**STATED GOAL:**
Quote word for word the lines below, beginning with the first and ending with the one that has "1.002, 1.0, 1.0, 1.0, 1.0];". Drop the pictures.

**EXERCISE MATERIALS:**
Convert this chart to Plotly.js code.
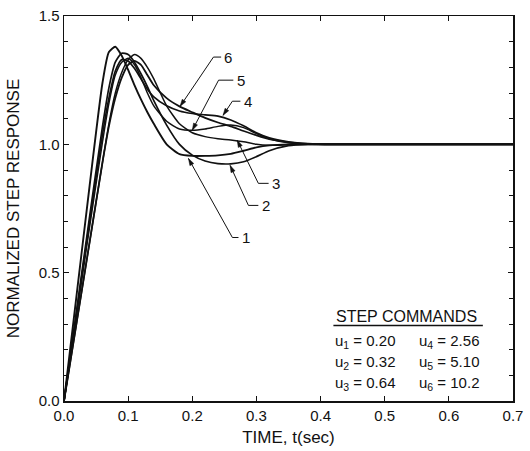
<!DOCTYPE html>
<html>
<head>
<meta charset="utf-8">
<script src="https://cdn.plot.ly/plotly-3.0.1.min.js"></script>
<style>html,body{margin:0;padding:0;background:#fff;}#chart{width:530px;height:451px;}</style>
</head>
<body>
<div id="chart"></div>
<script>
// Time samples (sec)
var timeSec = [0, 0.02, 0.04, 0.06, 0.07, 0.08, 0.09, 0.10, 0.11, 0.12, 0.13, 0.14, 0.16, 0.18, 0.20, 0.22, 0.24, 0.26, 0.28, 0.30, 0.32, 0.35, 0.38, 0.42, 0.50, 0.60, 0.70];
// Normalized step responses
var resp1 = [0, 0.42, 0.84, 1.24, 1.36, 1.38, 1.345, 1.29, 1.23, 1.175, 1.125, 1.08, 1.0, 0.962, 0.955, 0.955, 0.957, 0.963, 0.975, 0.988, 0.996, 1.0, 1.0, 1.0, 1.0, 1.0, 1.0];
var resp2 = [0, 0.36, 0.72, 1.07, 1.22, 1.32, 1.355, 1.35, 1.32, 1.275, 1.225, 1.17, 1.075, 1.0, 0.958, 0.935, 0.925, 0.924, 0.932, 0.952, 0.975, 0.995, 1.0, 1.0, 1.0, 1.0, 1.0];
var resp3 = [0, 0.31, 0.62, 0.93, 1.08, 1.20, 1.28, 1.33, 1.35, 1.335, 1.30, 1.255, 1.15, 1.08, 1.045, 1.03, 1.022, 1.017, 1.01, 1.0, 0.996, 0.998, 1.0, 1.0, 1.0, 1.0, 1.0];
var resp4 = [0, 0.35, 0.70, 1.04, 1.18, 1.285, 1.33, 1.325, 1.295, 1.255, 1.215, 1.185, 1.15, 1.13, 1.12, 1.115, 1.11, 1.095, 1.072, 1.045, 1.025, 1.01, 1.003, 1.0, 1.0, 1.0, 1.0];
var resp5 = [0, 0.34, 0.68, 1.01, 1.16, 1.27, 1.32, 1.335, 1.31, 1.26, 1.2, 1.15, 1.09, 1.06, 1.055, 1.06, 1.07, 1.075, 1.065, 1.042, 1.022, 1.006, 1.0, 1.0, 1.0, 1.0, 1.0];
var resp6 = [0, 0.31, 0.62, 0.93, 1.07, 1.18, 1.26, 1.31, 1.325, 1.31, 1.27, 1.23, 1.18, 1.148, 1.125, 1.103, 1.085, 1.07, 1.052, 1.035, 1.02, 1.008, 1.002, 1.0, 1.0, 1.0, 1.0];

var curveLabels = ['1', '2', '3', '4', '5', '6'];
// Leader lines: tip (t, v), elbow (t, v), end of the short horizontal piece (t)
var leaderTipT = [0.194, 0.259, 0.270, 0.248, 0.200, 0.181];
var leaderTipV = [0.945, 0.918, 1.016, 1.113, 1.055, 1.148];
var leaderElbowT = [0.2625, 0.2875, 0.303, 0.2625, 0.241, 0.233];
var leaderElbowV = [0.637, 0.762, 0.848, 1.168, 1.25, 1.34];
var leaderEndT = [0.272, 0.303, 0.319, 0.275, 0.264, 0.245];

// Step commands legend
var cmdNames = ['u<sub>1</sub>', 'u<sub>2</sub>', 'u<sub>3</sub>', 'u<sub>4</sub>', 'u<sub>5</sub>', 'u<sub>6</sub>'];
var cmdValues = ['0.20', '0.32', '0.64', '2.56', '5.10', '10.2'];

var xTickVals = [0, 0.1, 0.2, 0.3, 0.4, 0.5, 0.6, 0.7];
var xTickText = ['0.0', '0.1', '0.2', '0.3', '0.4', '0.5', '0.6', '0.7'];
var yTickVals = [0, 0.5, 1.0, 1.5];
var yTickText = ['0.0', '0.5', '1.0', '1.5'];

var X_RANGE = [0, 0.7], Y_RANGE = [0, 1.5];
var MARGIN = {l: 64, r: 17, t: 16, b: 50};
var W = 530, H = 451;
var pxPerT = (W - MARGIN.l - MARGIN.r) / (X_RANGE[1] - X_RANGE[0]);
var pxPerV = (H - MARGIN.t - MARGIN.b) / (Y_RANGE[1] - Y_RANGE[0]);

var series = [resp1, resp2, resp3, resp4, resp5, resp6];
var widths = [1.9, 1.7, 1.5, 1.7, 1.5, 1.8];
var traces = series.map(function (s, i) {
  return {
    x: timeSec, y: s, type: 'scatter', mode: 'lines',
    line: {color: '#111', width: widths[i], shape: 'spline', smoothing: 0.6},
    hoverinfo: 'skip', showlegend: false
  };
});

var FONT = 'Liberation Sans, Arial, Helvetica, sans-serif';
var annotations = [];
var shapes = [];
for (var i = 0; i < 6; i++) {
  // leader polyline: tip -> elbow -> end
  shapes.push({
    type: 'path', xref: 'x', yref: 'y',
    path: 'M' + leaderTipT[i] + ',' + leaderTipV[i] + ' L' + leaderElbowT[i] + ',' + leaderElbowV[i] +
          ' L' + leaderEndT[i] + ',' + leaderElbowV[i],
    line: {color: '#111', width: 1}
  });
  // arrowhead at the tip (built in pixel space, converted back to data units)
  var dxp = (leaderTipT[i] - leaderElbowT[i]) * pxPerT;
  var dyp = (leaderTipV[i] - leaderElbowV[i]) * pxPerV;
  var len = Math.sqrt(dxp * dxp + dyp * dyp);
  var ux = dxp / len, uy = dyp / len;
  var hl = 7, hw = 2.2;
  var bx = -ux * hl, by = -uy * hl;
  var p1x = bx - uy * hw, p1y = by + ux * hw;
  var p2x = bx + uy * hw, p2y = by - ux * hw;
  shapes.push({
    type: 'path', xref: 'x', yref: 'y',
    path: 'M' + leaderTipT[i] + ',' + leaderTipV[i] +
          ' L' + (leaderTipT[i] + p1x / pxPerT) + ',' + (leaderTipV[i] + p1y / pxPerV) +
          ' L' + (leaderTipT[i] + p2x / pxPerT) + ',' + (leaderTipV[i] + p2y / pxPerV) + ' Z',
    fillcolor: '#111', line: {color: '#111', width: 0.5}
  });
  annotations.push({
    x: leaderEndT[i] + 0.002, y: leaderElbowV[i], xref: 'x', yref: 'y',
    text: curveLabels[i], showarrow: false, xanchor: 'left', yanchor: 'middle',
    font: {family: FONT, size: 15, color: '#111'}
  });
}
// Legend header
annotations.push({
  x: 0.421, y: 0.331, xref: 'x', yref: 'y', text: 'STEP COMMANDS', showarrow: false,
  xanchor: 'left', yanchor: 'middle', font: {family: FONT, size: 16, color: '#111'}
});
shapes.push({
  type: 'line', xref: 'x', yref: 'y', x0: 0.420, x1: 0.653, y0: 0.294, y1: 0.294,
  line: {color: '#111', width: 1.5}
});
var rowV = [0.230, 0.150, 0.070];
var colT = [0.419, 0.550];
for (var k = 0; k < 6; k++) {
  var c = Math.floor(k / 3), r = k % 3;
  annotations.push({
    x: colT[c], y: rowV[r], xref: 'x', yref: 'y',
    text: cmdNames[k] + ' = ' + cmdValues[k], showarrow: false,
    xanchor: 'left', yanchor: 'middle', font: {family: FONT, size: 15, color: '#111'}
  });
}

var axisCommon = {
  showgrid: false, zeroline: false, showline: true, linecolor: '#111', linewidth: 1.5,
  mirror: 'ticks', ticks: 'inside', ticklen: 5, tickwidth: 1, tickcolor: '#111',
  tickfont: {family: FONT, size: 15, color: '#111'}
};
var layout = {
  width: W, height: H,
  margin: {l: MARGIN.l, r: MARGIN.r, t: MARGIN.t, b: MARGIN.b, pad: 0},
  paper_bgcolor: '#fff', plot_bgcolor: '#fff',
  showlegend: false,
  xaxis: Object.assign({}, axisCommon, {
    range: X_RANGE, tickmode: 'array', tickvals: xTickVals, ticktext: xTickText,
    title: {text: 'TIME, t(sec)', font: {family: FONT, size: 17, color: '#111'}, standoff: 8}
  }),
  yaxis: Object.assign({}, axisCommon, {
    range: Y_RANGE, tickmode: 'array', tickvals: yTickVals, ticktext: yTickText,
    minor: {tickvals: [0.1,0.2,0.3,0.4,0.6,0.7,0.8,0.9,1.1,1.2,1.3,1.4], ticks: 'inside', ticklen: 4, tickcolor: '#111', tickwidth: 1},
    title: {text: 'NORMALIZED STEP RESPONSE', font: {family: FONT, size: 17, color: '#111'}, standoff: 14}
  }),
  annotations: annotations,
  shapes: shapes
};
Plotly.newPlot('chart', traces, layout, {staticPlot: true, displayModeBar: false});
</script>
</body>
</html>
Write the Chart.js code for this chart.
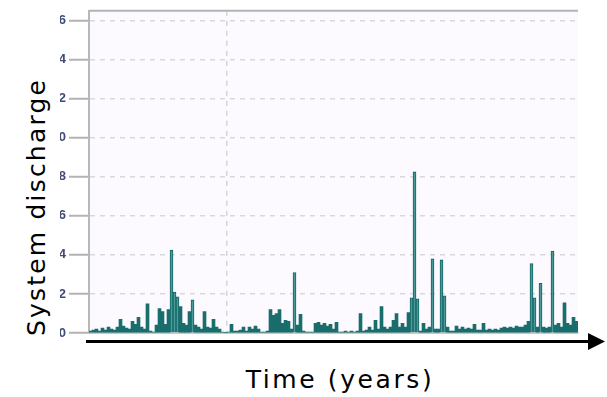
<!DOCTYPE html>
<html>
<head>
<meta charset="utf-8">
<script src="https://cdn.jsdelivr.net/npm/chart.js@4.4.1/dist/chart.umd.min.js"></script>
<style>
  body { margin: 0; background: #fff; width: 607px; height: 397px; position: relative; overflow: hidden; font-family: "DejaVu Sans", sans-serif; }
  #clip { position: absolute; left: 60px; top: 0; width: 540px; height: 345px; overflow: hidden; }
  #box { position: absolute; left: -30px; top: 0; width: 550px; height: 345px; }
  #ytitle { position: absolute; left: 36px; top: 207px; transform: translate(-50%, -50%) rotate(-90deg); white-space: nowrap; font-size: 25px; letter-spacing: 2.2px; color: #000; }
  #xtitle { position: absolute; left: 340px; top: 379px; transform: translate(-50%, -50%); white-space: nowrap; font-size: 25px; letter-spacing: 2.6px; color: #000; }
  svg { position: absolute; left: 0; top: 0; }
</style>
</head>
<body>
<div id="clip"><div id="box"><canvas id="dischargeChart"></canvas></div></div>
<div id="ytitle">System discharge</div>
<div id="xtitle">Time (years)</div>
<svg width="607" height="397">
  <line x1="86" y1="341.5" x2="592" y2="341.5" stroke="#000" stroke-width="3"/>
  <polygon points="588,333 605,341.5 588,350" fill="#000"/>
</svg>
<script>
// valores (una barra por paso de tiempo)
const discharge = [
  0.1, 0.15, 0.2, 0.1, 0.25, 0.15, 0.3, 0.2, 0.15, 0.3,
  0.7, 0.35, 0.25, 0.2, 0.6, 0.45, 0.8, 0.3, 0.2, 1.5,
  0.1, 0.05, 0.4, 1.25, 1.1, 0.45, 1.2, 4.25, 2.1, 1.85,
  1.35, 0.5, 0.4, 1.1, 1.7, 0.4, 0.3, 0.2, 1.1, 0.3,
  0.25, 0.7, 0.3, 0.2, 0.05, 0.03, 0.05, 0.45, 0.1, 0.1,
  0.15, 0.3, 0.1, 0.3, 0.2, 0.35, 0.2, 0.05, 0.05, 0.1,
  1.2, 0.9, 1.0, 1.2, 0.5, 0.65, 0.6, 0.2, 3.1, 0.4,
  0.95, 0.1, 0.05, 0.05, 0.05, 0.5, 0.55, 0.4, 0.5, 0.35,
  0.45, 0.2, 0.55, 0.05, 0.05, 0.1, 0.05, 0.1, 0.05, 0.1,
  1.0, 0.1, 0.15, 0.3, 0.15, 0.65, 0.2, 1.35, 0.3, 0.2,
  0.3, 0.65, 1.0, 0.3, 0.5, 0.3, 1.05, 1.8, 8.25, 1.75,
  0.1, 0.5, 0.2, 0.3, 3.8, 0.2, 0.2, 3.75, 1.9, 0.3,
  0.1, 0.1, 0.35, 0.2, 0.3, 0.2, 0.25, 0.2, 0.45, 0.15,
  0.15, 0.5, 0.15, 0.2, 0.15, 0.2, 0.15, 0.25, 0.3, 0.25,
  0.3, 0.25, 0.35, 0.3, 0.3, 0.4, 0.6, 3.55, 1.8, 0.3,
  2.55, 0.3, 0.25, 0.3, 4.2, 0.4, 0.5, 0.3, 1.55, 0.5,
  0.4, 0.8, 0.6
];
const timeSteps = discharge.map((_, i) => String(i + 1));
const yTicks = [0, 2, 4, 6, 8, 10, 12, 14, 16];
const yMax = 16.5;
const markerStep = 46; // linea vertical punteada

// fondo del area y borde superior
const framePlugin = {
  id: 'frame',
  beforeDraw(chart) {
    const { ctx, chartArea: a } = chart;
    ctx.save();
    ctx.fillStyle = '#fcfaff';
    ctx.fillRect(a.left, a.top, a.right - a.left, a.bottom - a.top);
    ctx.restore();
  },
  afterDraw(chart) {
    const { ctx, chartArea: a } = chart;
    ctx.save();
    ctx.strokeStyle = '#b3b3b3';
    ctx.lineWidth = 2;
    ctx.beginPath();
    ctx.moveTo(a.left, a.top);
    ctx.lineTo(a.right, a.top);
    ctx.stroke();
    ctx.restore();
  }
};

// picos altos: centro claro con borde oscuro, el resto macizo
const isPeak = ctx => (ctx.raw || 0) > 1.6;

new Chart(document.getElementById('dischargeChart').getContext('2d'), {
  type: 'bar',
  data: {
    labels: timeSteps,
    datasets: [{
      data: discharge,
      backgroundColor: ctx => isPeak(ctx) ? '#4b9999' : '#196d6d',
      borderColor: '#0f6464',
      borderWidth: ctx => isPeak(ctx) ? { left: 1, right: 1, top: 1, bottom: 0 } : 0,
      borderSkipped: false,
      barPercentage: 1,
      categoryPercentage: 1
    }]
  },
  options: {
    responsive: true,
    maintainAspectRatio: false,
    animation: false,
    layout: { padding: { top: 10, right: 2, bottom: 12, left: 0 } },
    plugins: { legend: { display: false }, tooltip: { enabled: false } },
    scales: {
      x: {
        ticks: { display: false, autoSkip: false },
        grid: {
          drawTicks: false,
          color: ctx => ctx.index === markerStep ? '#d4d4d4' : 'transparent',
          lineWidth: 1.5
        },
        border: { display: true, color: '#c8c8c8', width: 2, dash: [5, 5] }
      },
      y: {
        min: 0,
        max: yMax,
        afterBuildTicks: scale => { scale.ticks = yTicks.map(v => ({ value: v })); },
        afterFit: scale => { scale.width = 59; },
        ticks: { color: '#3f4b78', font: { family: 'Liberation Sans', size: 13, weight: 'bold' }, padding: 3 },
        grid: { color: '#d8d8d8', lineWidth: 1.5, tickLength: 20, tickColor: '#b3b3b3', tickWidth: 2, tickBorderDash: [] },
        border: { display: true, color: '#b8b8b8', width: 2, dash: [5, 5] }
      }
    }
  },
  plugins: [framePlugin]
});
</script>
</body>
</html>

**SOLUTION TO THIS EXERCISE:**
Convert this chart to Plotly.js code.
<!DOCTYPE html>
<html>
<head>
<meta charset="utf-8">
<script src="https://cdn.plot.ly/plotly-3.0.1.min.js"></script>
<style>html,body{margin:0;padding:0;background:#fff;}#chart{width:530px;height:451px;}</style>
</head>
<body>
<div id="chart"></div>
<script>
// Time samples (sec)
var timeSec = [0, 0.02, 0.04, 0.06, 0.07, 0.08, 0.09, 0.10, 0.11, 0.12, 0.13, 0.14, 0.16, 0.18, 0.20, 0.22, 0.24, 0.26, 0.28, 0.30, 0.32, 0.35, 0.38, 0.42, 0.50, 0.60, 0.70];
// Normalized step responses
var resp1 = [0, 0.42, 0.84, 1.24, 1.36, 1.38, 1.345, 1.29, 1.23, 1.175, 1.125, 1.08, 1.0, 0.962, 0.955, 0.955, 0.957, 0.963, 0.975, 0.988, 0.996, 1.0, 1.0, 1.0, 1.0, 1.0, 1.0];
var resp2 = [0, 0.36, 0.72, 1.07, 1.22, 1.32, 1.355, 1.35, 1.32, 1.275, 1.225, 1.17, 1.075, 1.0, 0.958, 0.935, 0.925, 0.924, 0.932, 0.952, 0.975, 0.995, 1.0, 1.0, 1.0, 1.0, 1.0];
var resp3 = [0, 0.31, 0.62, 0.93, 1.08, 1.20, 1.28, 1.33, 1.35, 1.335, 1.30, 1.255, 1.15, 1.08, 1.045, 1.03, 1.022, 1.017, 1.01, 1.0, 0.996, 0.998, 1.0, 1.0, 1.0, 1.0, 1.0];
var resp4 = [0, 0.35, 0.70, 1.04, 1.18, 1.285, 1.33, 1.325, 1.295, 1.255, 1.215, 1.185, 1.15, 1.13, 1.12, 1.115, 1.11, 1.095, 1.072, 1.045, 1.025, 1.01, 1.003, 1.0, 1.0, 1.0, 1.0];
var resp5 = [0, 0.34, 0.68, 1.01, 1.16, 1.27, 1.32, 1.335, 1.31, 1.26, 1.2, 1.15, 1.09, 1.06, 1.055, 1.06, 1.07, 1.075, 1.065, 1.042, 1.022, 1.006, 1.0, 1.0, 1.0, 1.0, 1.0];
var resp6 = [0, 0.31, 0.62, 0.93, 1.07, 1.18, 1.26, 1.31, 1.325, 1.31, 1.27, 1.23, 1.18, 1.148, 1.125, 1.103, 1.085, 1.07, 1.052, 1.035, 1.02, 1.008, 1.002, 1.0, 1.0, 1.0, 1.0];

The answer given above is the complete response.